50th Anniversary of the March on WashingtonToday, 50 years later, Senator Angus King (I-ME) again returned to the National Mall to join in a ceremony with President Obama, former Presidents Clinton and Carter, as well as many other dignitaries, to commemorate the very history he witnessed. From the steps of the Lincoln Memorial, Senator King spoke to a crowd of thousands in honor of the March on Washington, the life and legacy of Dr. Martin Luther King, Jr., and his resounding words of faith, hope, and justice that profoundly altered the course of American history.

“Fifty years ago today this place was a battlefield. No shots were fired, no cannons roared, but a battlefield nonetheless – a battlefield of ideas, the ideas that define us as a nation,” Senator King said. “As it was once said of Churchill, Martin Luther King on that day mobilized the English language and marched it into war, and in the process caught the conscience of a nation. And here today on these steps, 50 years on, indeed something abides, and the power of the vision has surely passed into our souls.”

Below is a transcript of Senator King’s remarks, as delivered HERE:

“Fifty years ago Americans marched to this place. They came from the northeast, from the west, from the midwest, and they came from the south. They came by rail, they came by bus, they came by car, one even roller-skated here from Chicago. They slept the night before in buses, in cars, on friends' floors, and in churches.
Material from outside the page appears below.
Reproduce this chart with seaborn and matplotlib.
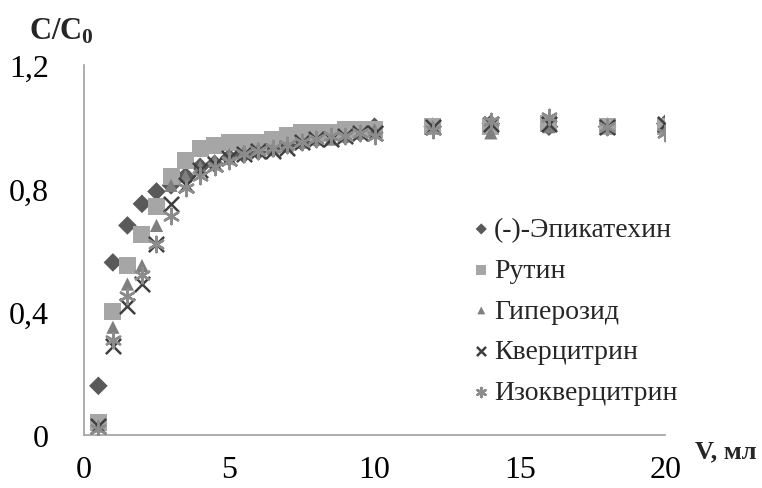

“Fifty years ago this morning we started in small rivulets of people on the side streets of this great city. We joined together in larger streams, moving toward the main arteries of Washington. Then we came together in a mighty river of people down to this place. Old, young, black, white, Protestant, Catholic, and Jew. We stopped at the Washington Monument and heard Peter, Paul, and Mary sing of the Hammer of Justice and the Bell of Freedom.

“Fifty years ago Americans came to this place around a radical idea, an idea at the heart of the American experience. An idea new to the world in 1776, tested in 1865, renewed in 1963, and an idea still new and radical today: all men and women are created equal. All men and women are created equal.
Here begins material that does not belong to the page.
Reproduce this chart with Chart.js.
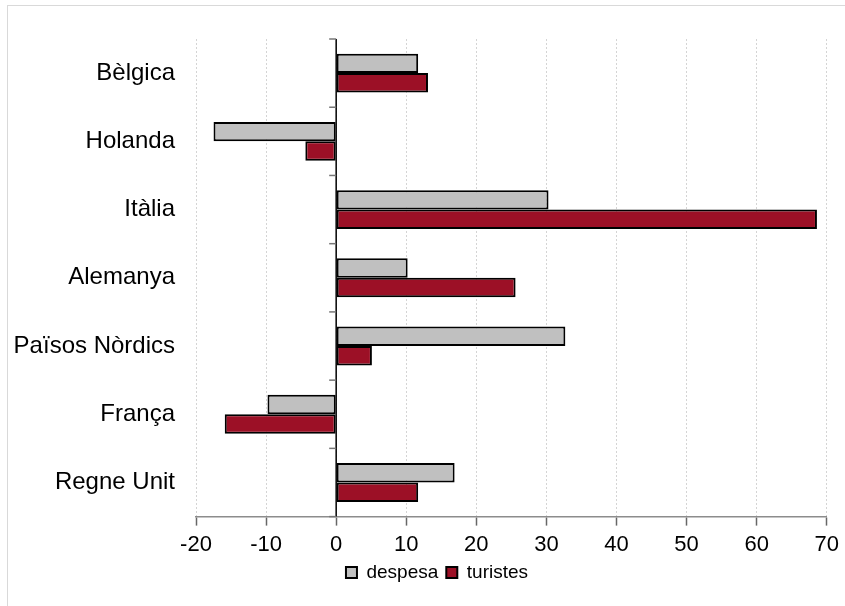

“Fifty years ago at this place, at this sacred place, Americans sent a message to their leaders and around the world, that the promise of equality of opportunity, equality before the law, equality in the right to freely participate in the benefits and responsibilities of citizenship, applied to everyone in this country – not just the lucky few of the right color or the accident of birth. This is what Martin Luther King meant when he said that his dream was deeply rooted in the American dream.

“And 150 years ago – 150 years ago this summer – a mighty battle was fought not far from this place. And this idea, the idea of equality, the idea of America, hung in the balance. One of the soldiers on those hot July days was a young college professor from Maine named Joshua Lawrence Chamberlain. And returning to the battlefield at Gettysburg many years later, he expressed the power of the place, where such momentous deeds were done. Here is what he said. Here is what Joshua Chamberlain said:

‘In great deeds something abides. On great fields, something stays. Forms change and past bodies disappear, but spirits linger to consecrate the ground for the vision-place of souls. Generations that know us not and that we know not of, heart-drawn to see where and by whom great things were suffered and done for them, shall come to this deathless field, to this deathless place, to ponder and dream. And lo! the shadow of a mighty presence will wrap them in its bosom, and the power of the vision shall pass into their souls.’

“Fifty years ago today this place was a battlefield. No shots were fired, no cannons roared, but a battlefield nonetheless – a battlefield of ideas, the ideas that define us as a nation. As it was once said of Churchill, Martin Luther King on that day mobilized the English language and marched it into war, and in the process caught the conscience of a nation. And here today on these steps, 50 years on, indeed something abides, and the power of the vision has surely passed into our souls.”